The national license-plate recognition database, which would take vehicle-registration plate information from readers that scan the tags of every vehicle crossing their paths, would help catch fugitive immigrants living in the United States without legal permission, says a request for quotations from the DHS's Immigration and Customs Enforcement agency.
But the billion or more records could easily be shared with other law enforcement agencies, the Washington Post says, and the ICE solicitation makes no mention of privacy safeguards, raising concerns among civil liberties groups that ordinary citizens would also be scrutinized.
"This is yet another example of the government's appetite for tools of mass surveillance," American Civil Liberties Union staff attorney Catherine Crump told the Post.
In Britain, political activists have had their vehicles added to a "hot list" after attending protests, the BBC reported.
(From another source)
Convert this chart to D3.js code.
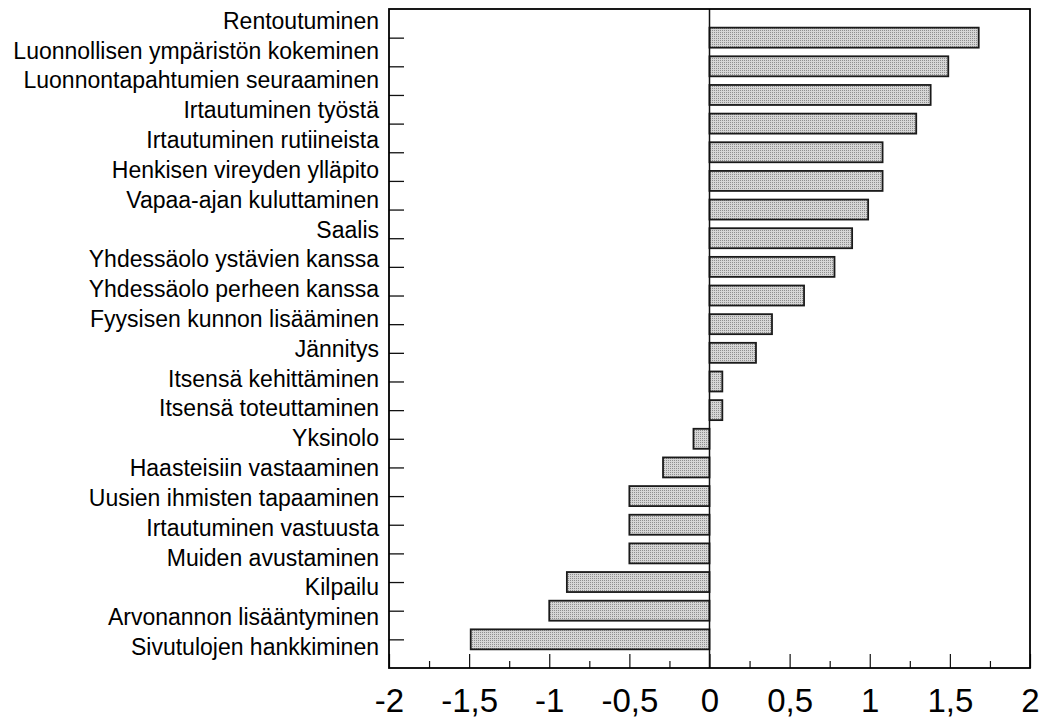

One man was questioned under anti-terror laws after he drove in his car to take part in an anti-war demonstration.
An ICE spokeswoman told the Post the database "could only be accessed in conjunction with ongoing criminal investigations or to locate wanted individuals."
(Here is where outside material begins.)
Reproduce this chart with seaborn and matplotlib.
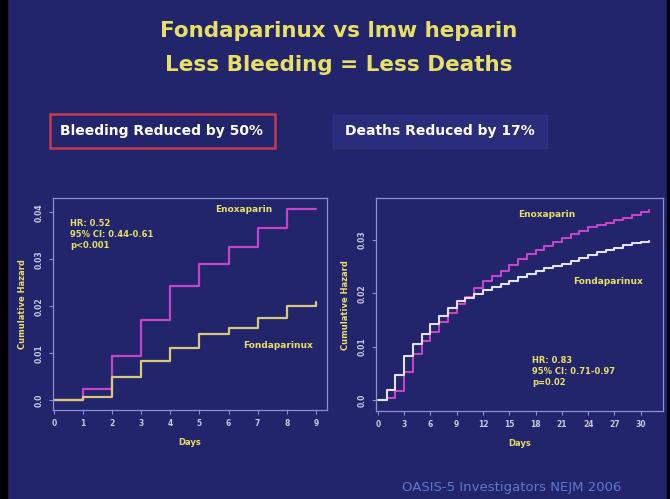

It would help ICE agents find suspects who might pose a public-safety threat, said Gillian Christensen, whose agency does DHS "homeland security investigations" and "enforcement and removal operations."
"It is important to note that this database would be run by a commercial enterprise, and the data would be collected and stored by the commercial enterprise, not the government," she said.
ICE agents would take photos of license plates using smartphones, the solicitation says. The photos could then be compared against a "hot list" of plates in the database.
"The government would prefer a close-up of the plate and a zoomed-out image of the vehicle," the request for quotations says.
The images would go in a case file report that would include the car's make and model, maps and registration information.
The agents would have 24-hour-a-day, seven-day-a-week access.
The solicitation -- first reported by the Prepper Podcast Radio Network and Infowars.com -- can be found in a PDF file at tinyurl.com/UPI-ICE-License-Plates.